Bushcraft kelimesini pek kullanmıyorum. Aslında bu ara çok moda. Bushcraft, doğadaki malzemeleri işleyerek onlardan daha işlevli aletler yaparak hayatta kalma mücadelesini destekleyecek şeylerin tümüdür. Bir daldan sapan yapmak, o sapanla kuş vurmak. O vurulan kuşun pişmesi için “matkap ateş” yakmak gibi şeyler… Eğitimlerimizde bunlara da yer veriyoruz.

“ŞEHİRDE HAYATTA KALMAK DAHA ZOR”

  • Doğada “hayatta kalma”yı anlattınız. Peki ya, rant odaklı imar planlarıyla, kentsel dönüşümle doğası katledilen, toza çamura teslim edilen İstanbul’da, Fikirtepe’de nasıl hayatta kalacağız?
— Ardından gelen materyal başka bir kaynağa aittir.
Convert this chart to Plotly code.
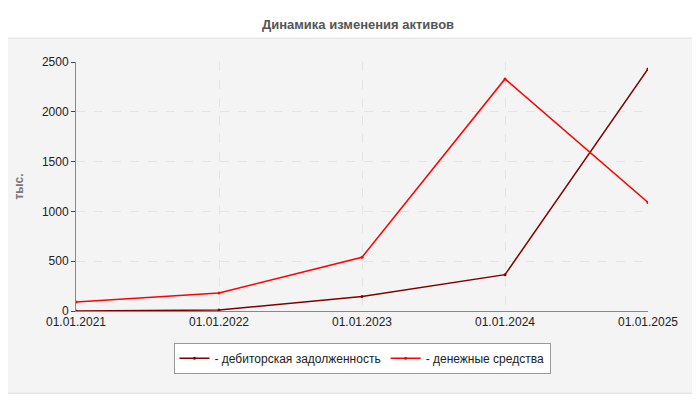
import plotly.graph_objects as go

dates = ["01.01.2021", "01.01.2022", "01.01.2023", "01.01.2024", "01.01.2025"]
receivables = [0, 10, 145, 365, 2430]
cash = [90, 180, 540, 2330, 1090]
yticks = [0, 500, 1000, 1500, 2000, 2500]

fig = go.Figure()
fig.add_trace(go.Scatter(x=dates, y=receivables, mode="lines+markers", name="- дебиторская задолженность",
                         line=dict(color="#800000", width=1.5), marker=dict(size=3, color="#800000")))
fig.add_trace(go.Scatter(x=dates, y=cash, mode="lines+markers", name="- денежные средства",
                         line=dict(color="#ff0000", width=1.5), marker=dict(size=3, color="#ff0000")))

fig.update_layout(
    width=700, height=400, autosize=False,
    margin=dict(l=68, r=60, t=54, b=97),
    paper_bgcolor="white", plot_bgcolor="#fffff5",
    font=dict(family="Liberation Sans, Arial", size=12, color="#222"),
    title=dict(text="<b>Динамика изменения активов</b>", x=0.5, y=0.97, xanchor="center",
               font=dict(size=13, color="#555")),
    showlegend=True,
    legend=dict(orientation="h", x=0.5, xanchor="center", y=-0.128, yanchor="top",
                bordercolor="#999", borderwidth=1, bgcolor="white", font=dict(size=12)),
    shapes=[dict(type="rect", xref="paper", yref="paper", x0=-0.13, x1=1.086, y0=-0.33, y1=1.096,
                 fillcolor="#f4f4f4", line=dict(color="#ddd", width=1), layer="below")],
)
fig.update_xaxes(type="category", range=[0, 4], showgrid=True, gridcolor="#e4e4e4", griddash="dash",
                 showline=True, linecolor="#888", ticks="", tickfont=dict(size=12), automargin=False)
fig.update_yaxes(range=[0, 2500], tickvals=yticks, showgrid=True, gridcolor="#e4e4e4", griddash="dash",
                 showline=True, linecolor="#888", zeroline=False, ticks="outside", ticklen=4,
                 automargin=False, title=dict(text="<b>тыс.</b>", font=dict(size=12, color="#777")))
fig.write_html("out.html")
Bir bina yıkılıyor onun yerine biraz daha fazlası bina yapılıyor. Sokak araları yine dar. Bu bina yapılırken bahçesi büyütülmüyor. Büyütlmediği gibi yok ediliyor. Otopark sorunu artıyor. Lüks binalar yapılıyor, göç devam ediyor. Betonlaşma artıyor. Doğal olarak ağaç kesiyorlar bırak ağacın kesilmesini bahçeli evlerin kenarındaki otlar bile gidiyor. Ne oluyor ısınan hava bir termal akım oluşturuyor. Beton ısınıyor. Şu an İstanbul'da tahmin ediyorum ki bulut seviyesindeki iklim yer seviyesindeki iklim çok değişiktir. Şehirde hayatta kalmak, doğada hayatta kalmaktan daha zor olmaya başladı. Adamlar kafaya koymuşlar rant gözüyle bakılıyor. İş tüccarlık, tırışkadan ağaçlar dikiliyor. Kent yaşamının bir ruhu olmalı. Çölde vaha yapan İsrail ormanı çöl yapan Türkiye. Artık İstanbul’u bırakıp yayılalım Türkiye’ye. Trenle Konya Ovası’ndan geçiyorsunuz bomboş. Karadeniz desen öyle. Ülkeye yayılsak projeleri de bu kapsamda yaysak büyük oranda ilerleme kat edebiliriz.